Muslim AfricaA deeper sense of Muslim Africa

Published 17 April 2017

Africa is home to nearly 30 percent of the world’s Muslims, but the role of Islam in allowing Africans to transcend parochial identities and differences has not been appreciated. “Africa has been represented in academia as well as in popular representations as a continent of warring tribes. Look at the coverage of Africa in most TV channels. It is most of the time about tribal conflicts. What I argue in my book is that large sections of West African peoples have, in the past and the present, proven their ability to transcend parochial identities and differences in a common cause and have indeed claimed their independence of thought and common destiny. More than anything else, this is embodied in a long literary tradition in the Arabic and in African languages written with the Arabic script,” says Harvard professor Ousmane Kane, author of Beyond Timbuktu: An Intellectual History of Muslim West Africa.

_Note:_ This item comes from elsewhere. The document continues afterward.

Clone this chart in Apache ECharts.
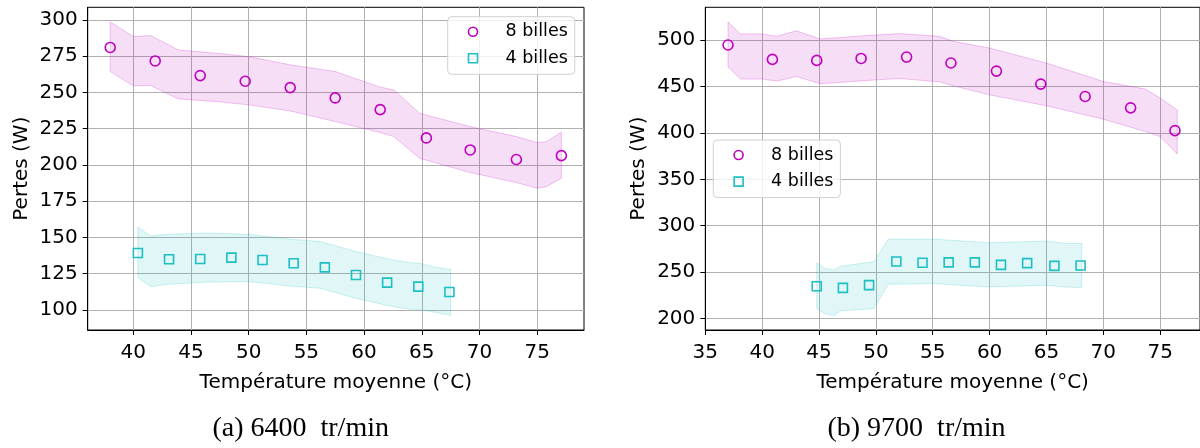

Ousmane Kane, the Prince Alwaleed Bin Talal Professor of Contemporary Islamic Religion and Society and professor of Near Eastern Languages and Civilizations in the Harvard University’s Faculty of Arts and Sciences, earlier this month discussed his book, Beyond Timbuktu: An Intellectual History of Muslim West Africa, at Harvard’s Center for the Study of World Religions. The talk was co-sponsored by the Islam in Africa Speaker Series.

Kane delivered the keynote address  in February at the Divinity School conference Text, Knowledge, and Practice: The Meaning of Scholarship in Muslim Africa.

Liz Mineo of the Harvard Gazette interviewed Kane to illuminate the roots and influence of Islam in Africa, which is home to nearly 30 percent of the world’s Muslims.

Gazette: What is the most common misconception the West has about African Muslims?
Kane: Black Africa has been represented in academia as well as in popular representations as a continent of warring tribes. Look at the coverage of Africa in most TV channels. It is most of the time about tribal conflicts. What I argue in my book is that large sections of West African peoples have, in the past and the present, proven their ability to transcend parochial identities and differences in a common cause and have indeed claimed their independence of thought and common destiny. More than anything else, this is embodied in a long literary tradition in the Arabic and in African languages written with the Arabic script. Unfortunately, this literary tradition has been obscured by Western discourses of the past century that tended to represent black Africa essentially as a continent of orality. In doing so, these discourses have obscured its literary tradition.

Gazette: How did Islam spread from the Arabian Peninsula to the rest of Africa?
Kane: Islam has a very long history in Africa. In fact, it was introduced in the African continent even before it spread in Arabia, let alone the neighboring countries of the Arabian Peninsula. The prophet Muhammad sent dozens of his companions to Ethiopia before the beginning of the Muslim calendar. During the first century of the Muslim calendar, Islam spread from Egypt through the Red Sea and the East African coastal areas on one hand, and from Egypt across the desert to the rest of North Africa on the other hand. It is from North Africa that it was introduced to West Africa across the Sahara.